Где-то в деревнях, на хуторах огромной страны в землю — до поры — прятали обрезы, дедовские наганы, иногда царские золотые десятки. Поближе к Москве на дачных огородах лежала в сырой темноте антисоветчина — крамольные рукописи и книги, которые было опасно держать даже на чердаке. Но и наши, бессмысленные с виду, отношения с земляными захоронками имели, может быть, прямое отношение к делу — мы прятали от посторонних глаз красоту, которой вокруг недоставало, и не хотели делить ее с кем попало.

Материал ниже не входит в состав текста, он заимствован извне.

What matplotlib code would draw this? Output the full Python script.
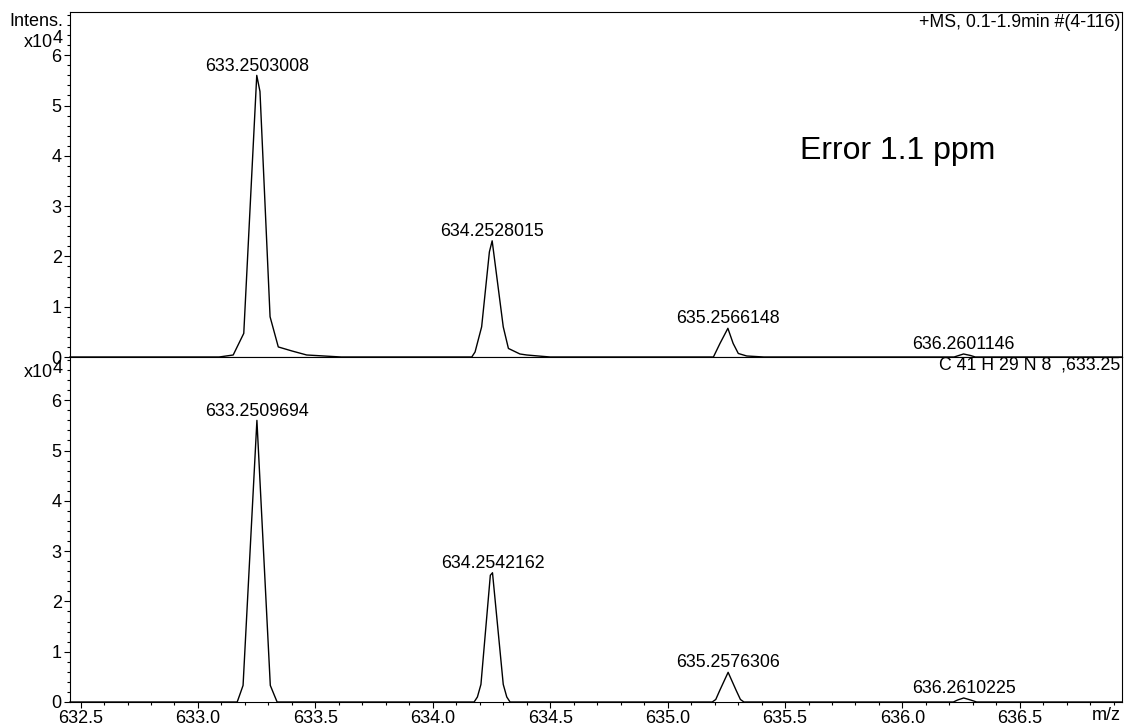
import matplotlib
matplotlib.use("Agg")
import matplotlib.pyplot as plt
from matplotlib.ticker import MultipleLocator, FormatStrFormatter

plt.rcParams['font.family'] = ['Liberation Sans', 'DejaVu Sans']

# Measured profile spectrum (m/z, intensity in units of 1e4)
measured_mz = [632.455, 632.53, 633.09, 633.15, 633.195, 633.2503008, 633.264, 633.307,
               633.342, 633.40, 633.463, 633.50, 633.61,
               634.166, 634.180, 634.208, 634.241, 634.2528015, 634.300, 634.322,
               634.371, 634.40, 634.449, 634.50,
               635.195, 635.223, 635.2566148, 635.279, 635.301, 635.337, 635.41,
               636.22, 636.24, 636.2601146, 636.29, 636.31, 636.935]
measured_int = [0.0, 0.0, 0.0, 0.04, 0.47, 5.60, 5.28, 0.80,
                0.20, 0.12, 0.04, 0.03, 0.0,
                0.0, 0.10, 0.60, 2.09, 2.31, 0.60, 0.17,
                0.06, 0.04, 0.02, 0.0,
                0.0, 0.27, 0.57, 0.27, 0.07, 0.02, 0.0,
                0.0, 0.03, 0.06, 0.03, 0.0, 0.0]

# Simulated isotope pattern for C41H29N8
simulated_mz = [632.455, 633.167, 633.180, 633.192, 633.2509694, 633.308, 633.322, 633.337,
                634.176, 634.190, 634.205, 634.245, 634.2542162, 634.300, 634.315, 634.329,
                635.190, 635.205, 635.222, 635.2576306, 635.292, 635.310, 635.325,
                636.217, 636.235, 636.2610225, 636.290, 636.316, 636.935]
simulated_int = [0.0, 0.0, 0.17, 0.33, 5.60, 0.33, 0.17, 0.0,
                 0.0, 0.10, 0.35, 2.52, 2.57, 0.35, 0.10, 0.0,
                 0.0, 0.05, 0.23, 0.59, 0.23, 0.05, 0.0,
                 0.0, 0.04, 0.08, 0.04, 0.0, 0.0]

# Labelled peaks
measured_peak_mz = [633.2503008, 634.2528015, 635.2566148, 636.2601146]
measured_peak_int = [5.60, 2.31, 0.57, 0.06]
measured_peak_labels = ["633.2503008", "634.2528015", "635.2566148", "636.2601146"]

simulated_peak_mz = [633.2509694, 634.2542162, 635.2576306, 636.2610225]
simulated_peak_int = [5.60, 2.57, 0.59, 0.08]
simulated_peak_labels = ["633.2509694", "634.2542162", "635.2576306", "636.2610225"]

x_ticks = [632.5, 633.0, 633.5, 634.0, 634.5, 635.0, 635.5, 636.0, 636.5]
y_ticks = [0, 1, 2, 3, 4, 5, 6]

FS = 12.8
TICK_FS = 13
W, H = 1128, 728
fig = plt.figure(figsize=(W / 100, H / 100), dpi=100)

left = 70 / W
width = 1052 / W
ph = 345 / H
ax_top = fig.add_axes([left, 1 - 357 / H, width, ph])
ax_bot = fig.add_axes([left, 1 - 702 / H, width, ph])

xlim = (632.455, 636.935)
ylim = (0, 6.86)

for ax, mz, inten, pmz, pint, plabels in [
        (ax_top, measured_mz, measured_int, measured_peak_mz, measured_peak_int, measured_peak_labels),
        (ax_bot, simulated_mz, simulated_int, simulated_peak_mz, simulated_peak_int, simulated_peak_labels)]:
    ax.plot(mz, inten, color='black', lw=1.0, clip_on=False, zorder=3)
    for x, y, lab in zip(pmz, pint, plabels):
        ax.annotate(lab, xy=(x, y), xytext=(0, 3.5), textcoords='offset points',
                    ha='center', va='baseline', fontsize=FS)
    ax.set_xlim(*xlim)
    ax.set_ylim(*ylim)
    ax.set_yticks(y_ticks)
    ax.yaxis.set_minor_locator(MultipleLocator(0.2))
    ax.yaxis.set_major_formatter(FormatStrFormatter('%d'))
    ax.tick_params(axis='y', which='major', direction='out', length=4, width=0.8,
                   labelsize=TICK_FS, pad=2)
    ax.tick_params(axis='y', which='minor', direction='out', length=2.5, width=0.8)
    for s in ax.spines.values():
        s.set_linewidth(0.8)

ax_top.tick_params(axis='x', which='both', bottom=False, labelbottom=False)

ax_bot.set_xticks(x_ticks)
ax_bot.xaxis.set_minor_locator(MultipleLocator(0.1))
ax_bot.xaxis.set_major_formatter(FormatStrFormatter('%.1f'))
ax_bot.tick_params(axis='x', which='major', direction='out', length=4, width=0.8,
                   labelsize=TICK_FS, pad=2)
ax_bot.tick_params(axis='x', which='minor', direction='out', length=2.5, width=0.8)

# Panel annotations
ax_top.text(0.9986, 0.971, "+MS, 0.1-1.9min #(4-116)", transform=ax_top.transAxes,
            ha='right', va='center', fontsize=FS)
ax_top.text(0.694, 0.597, "Error 1.1 ppm", transform=ax_top.transAxes,
            ha='left', va='center', fontsize=23)
ax_bot.text(0.9986, 0.977, "C 41 H 29 N 8  ,633.25", transform=ax_bot.transAxes,
            ha='right', va='center', fontsize=FS)

# Axis captions in figure pixel coordinates
def fig_text(px, py, s, **kw):
    fig.text(px / W, 1 - py / H, s, fontsize=TICK_FS, **kw)

fig_text(63, 21, "Intens.", ha='right', va='center')
fig_text(53, 47, "x10", ha='right', va='baseline')
fig_text(53, 43, "4", ha='left', va='baseline')
fig_text(53, 377, "x10", ha='right', va='baseline')
fig_text(53, 373, "4", ha='left', va='baseline')
fig_text(1121, 716, "m/z", ha='right', va='center')

fig.savefig("out.png", dpi=100)
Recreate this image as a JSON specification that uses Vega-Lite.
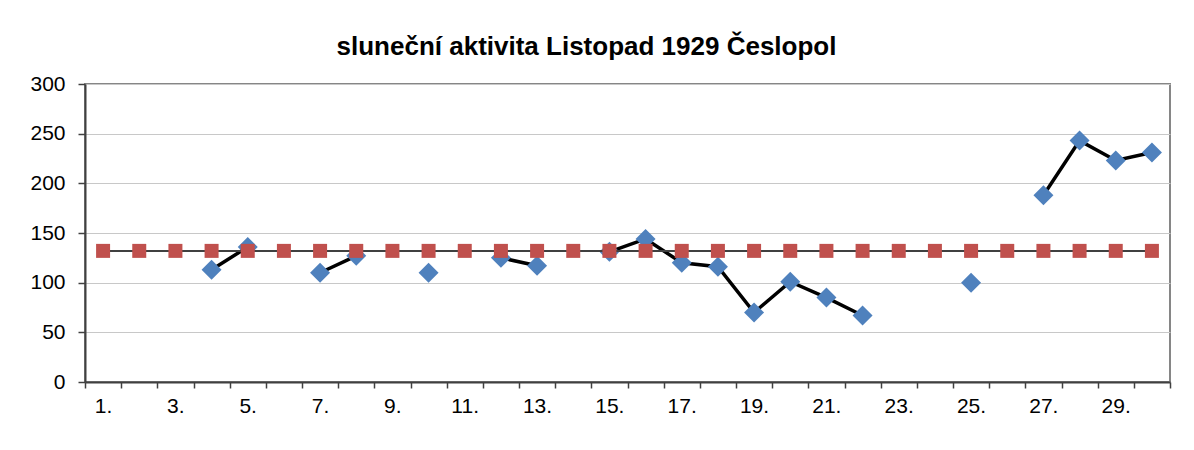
{
  "$schema": "https://vega.github.io/schema/vega-lite/v6.json",
  "autosize": {"type": "none"},
  "width": 1085,
  "height": 298,
  "padding": {"left": 85, "top": 84, "right": 24, "bottom": 68},
  "background": "white",
  "config": {
    "font": "Liberation Sans",
    "view": {"stroke": "#868686", "strokeWidth": 2}
  },
  "title": {
    "text": "sluneční aktivita Listopad 1929 Česlopol",
    "font": "Liberation Sans",
    "fontSize": 26,
    "fontWeight": "bold",
    "color": "#000000",
    "anchor": "middle",
    "dx": -41,
    "offset": 13
  },
  "data": {
    "values": [
      {"day": 1, "v": null, "avg": 132},
      {"day": 2, "v": null, "avg": 132},
      {"day": 3, "v": null, "avg": 132},
      {"day": 4, "v": 113, "avg": 132},
      {"day": 5, "v": 136, "avg": 132},
      {"day": 6, "v": null, "avg": 132},
      {"day": 7, "v": 110, "avg": 132},
      {"day": 8, "v": 127, "avg": 132},
      {"day": 9, "v": null, "avg": 132},
      {"day": 10, "v": 110, "avg": 132},
      {"day": 11, "v": null, "avg": 132},
      {"day": 12, "v": 125, "avg": 132},
      {"day": 13, "v": 117, "avg": 132},
      {"day": 14, "v": null, "avg": 132},
      {"day": 15, "v": 131, "avg": 132},
      {"day": 16, "v": 144, "avg": 132},
      {"day": 17, "v": 120, "avg": 132},
      {"day": 18, "v": 116, "avg": 132},
      {"day": 19, "v": 70, "avg": 132},
      {"day": 20, "v": 101, "avg": 132},
      {"day": 21, "v": 85, "avg": 132},
      {"day": 22, "v": 67, "avg": 132},
      {"day": 23, "v": null, "avg": 132},
      {"day": 24, "v": null, "avg": 132},
      {"day": 25, "v": 100, "avg": 132},
      {"day": 26, "v": null, "avg": 132},
      {"day": 27, "v": 188, "avg": 132},
      {"day": 28, "v": 243, "avg": 132},
      {"day": 29, "v": 223, "avg": 132},
      {"day": 30, "v": 231, "avg": 132}
    ]
  },
  "encoding": {
    "x": {
      "field": "day",
      "type": "quantitative",
      "scale": {"domain": [0.5, 30.5], "nice": false, "zero": false},
      "axis": {
        "title": null,
        "values": [0.5, 1.5, 2.5, 3.5, 4.5, 5.5, 6.5, 7.5, 8.5, 9.5, 10.5, 11.5, 12.5, 13.5, 14.5, 15.5, 16.5, 17.5, 18.5, 19.5, 20.5, 21.5, 22.5, 23.5, 24.5, 25.5, 26.5, 27.5, 28.5, 29.5, 30.5],
        "labelExpr": "(datum.value < 30 && (datum.value + 0.5) % 2 == 1) ? (datum.value + 0.5) + '.' : ''",
        "labelOffset": 18,
        "labelOverlap": false,
        "labelBound": false,
        "labelFlush": false,
        "labelFontSize": 21,
        "labelColor": "#000000",
        "labelPadding": 7,
        "tickSize": 6,
        "tickColor": "#404040",
        "tickWidth": 1.5,
        "domainColor": "#404040",
        "domainWidth": 2,
        "grid": false
      }
    }
  },
  "layer": [
    {
      "mark": {"type": "line", "color": "#000000", "strokeWidth": 3.5, "invalid": "break-paths-show-domains"},
      "encoding": {
        "y": {
          "field": "v",
          "type": "quantitative",
          "scale": {"domain": [0, 300], "nice": false},
          "axis": {
            "title": null,
            "values": [0, 50, 100, 150, 200, 250, 300],
            "labelFontSize": 21,
            "labelColor": "#000000",
            "labelPadding": 13,
            "tickSize": 7,
            "tickColor": "#404040",
            "tickWidth": 1.5,
            "domainColor": "#404040",
            "domainWidth": 2,
            "grid": true,
            "gridColor": "#C8C8C8",
            "gridWidth": 1.2
          }
        }
      }
    },
    {
      "transform": [{"filter": "datum.v != null"}],
      "mark": {"type": "point", "shape": "diamond", "filled": true, "size": 400, "color": "#4F81BD", "opacity": 1},
      "encoding": {"y": {"field": "v", "type": "quantitative"}}
    },
    {
      "mark": {"type": "line", "color": "#404040", "strokeWidth": 2},
      "encoding": {"y": {"field": "avg", "type": "quantitative"}}
    },
    {
      "mark": {"type": "point", "shape": "square", "filled": true, "size": 196, "color": "#C0504D", "opacity": 1},
      "encoding": {"y": {"field": "avg", "type": "quantitative"}}
    }
  ]
}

Годы спустя я встретила это слово в одной из мемуарных книг. Она была совсем короткая, написанная по-английски в пятидесятых годах, и не имела отношения к блеску стекла и фольги. Речь там шла о погромах на юге Украины в послереволюционном 1919 году, увиденных маленькой девочкой. Как ночами деревушка ждет, что придут они, и они приходят; как женщины и дети прячутся где придется, под заборами, за пнями, а потом возвращаются в дом и обмывают убитых. У людей, живших там, были разные способы скрыться от беды, такие находятся, когда бежать некуда. Были потайные комнаты, заложенные кирпичом, и подполы, и ямы-землянки, чтобы забиться туда всей семьей, когда начнется, и пересидеть, пока не кончится. Иногда это удавалось. Такие убежища, говорилось в книге, и латинские буквы свело кириллической судорогой, имели специальное название: sekreten.

* * *

В декабре 1936-го в одной нью-йоркской галерее Джозеф Корнелл показывал небольшой группе зрителей свой первый фильм. Он назывался «Rose Hobart» и длился примерно семнадцать минут. Глаз проектора был закрыт синим стеклом, придававшим изображению лунный оттенок; фильм шел на замедленной скорости и без звука, словно все происходило двадцать лет назад, во времена немого кино.